Volunteers move step closer to completing USS Missouri display
October 20, 2014

Fort Miles Historical Association says with new gun parts set to arrive Thursday, Oct. 23, the association will soon begin work to complete its display of a 16-inch gun that stood on the deck of a battleship during World War II.

The centerpiece of the display is a 16-inch gun barrel that served as a backdrop of Japanese surrender to end the war Sept. 2,1945, on board the USS Missouri. The association saved the barrel from the scrapheap in April 2012, when it was moved to Fort Miles from St. Julien’s Creek Annex of Norfolk Naval Base in Virginia by barge and rail.

Earlier this month, Oct. 3-4, Lockwood Brothers moved the gun’s 90,000-pound girder, or base; a 70,000-pound slide; a 38,500-pound yoke; and other parts from two range areas at the Naval Surface Warfare Center, Dahlgren Division, in Virginia, to a nearby field where they can be more easily accessed for transport to Fort Miles.

The Hampton, Va., company plans to load the parts on truck trailers Oct. 21, drive them to Delaware Wednesday, Oct. 22, and unload the parts at Fort Miles Thursday, Oct. 23, said Dan Clark of Lockwood Brothers. A detailed plan of times and routes has not been finalized, he said.

Association President Gary D. Wray said the parts’ arrival culminates a three-year effort. “We’ve been looking forward to getting all the parts here since before the 16-inch barrel arrived,” he said. “This completes the set.”

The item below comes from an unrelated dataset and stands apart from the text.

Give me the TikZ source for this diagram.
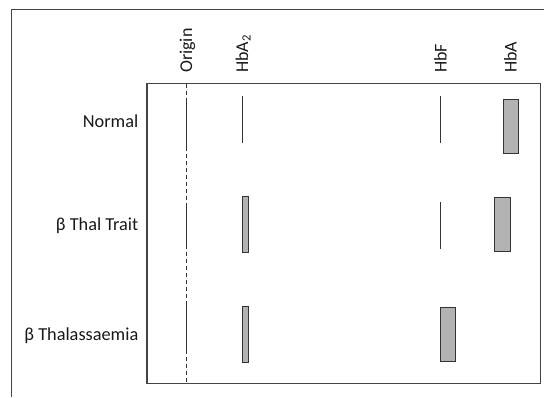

The gun parts include a 17.5-inch-thick slab of armor plate that was penetrated by a 2,700-pound armor-piercing projectile fired from a 16-inch gun. This armor plate will show fort visitors the destructive power of the weapon, Wray said.

Fort Miles housed two 16-inch guns, two 12-inch guns and smaller weapons during World War II to defend Delaware’s coast and vital industry in Philadelphia from enemy surface ships. The U.S. Army scrapped the fort’s guns after the war.

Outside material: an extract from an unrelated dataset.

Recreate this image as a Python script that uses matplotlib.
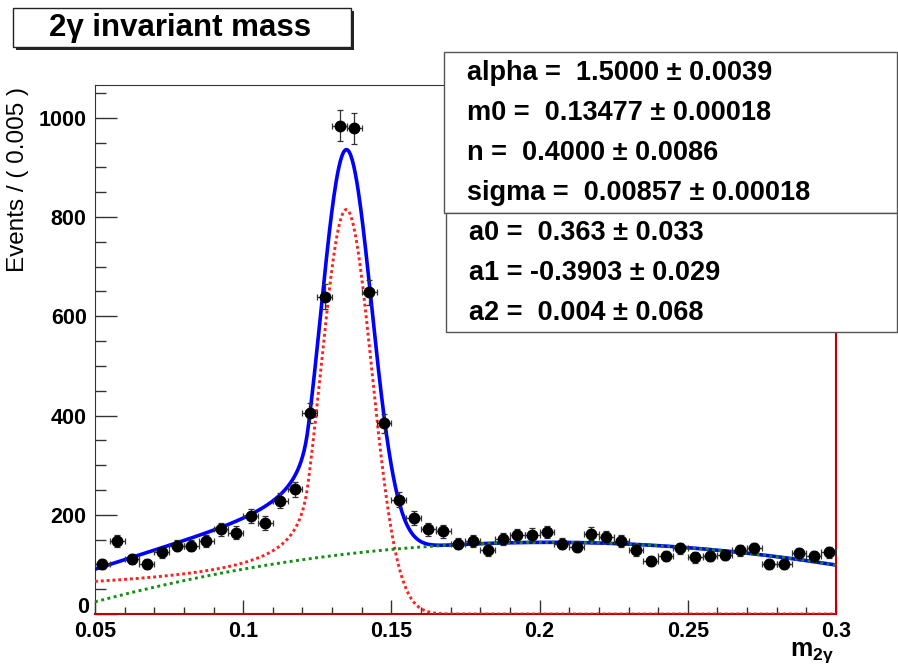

The association wanted one of each kind of gun that had been on site at the fort during WWII and has borrowed examples from the Navy, including at 12-inch gun from the USS Wyoming that is in the fort's Battery 519.

Once the gun parts arrive, association volunteers will remove decades of rust. The clean parts will be painted and assembled into a static display facing New Jersey, near the entrance of the World War II museum that is planned for the fort.

“Our work is just beginning,” Wray said. “We have many hours of restoration ahead of us. We can use more volunteers, and we can use more funds to complete this job.”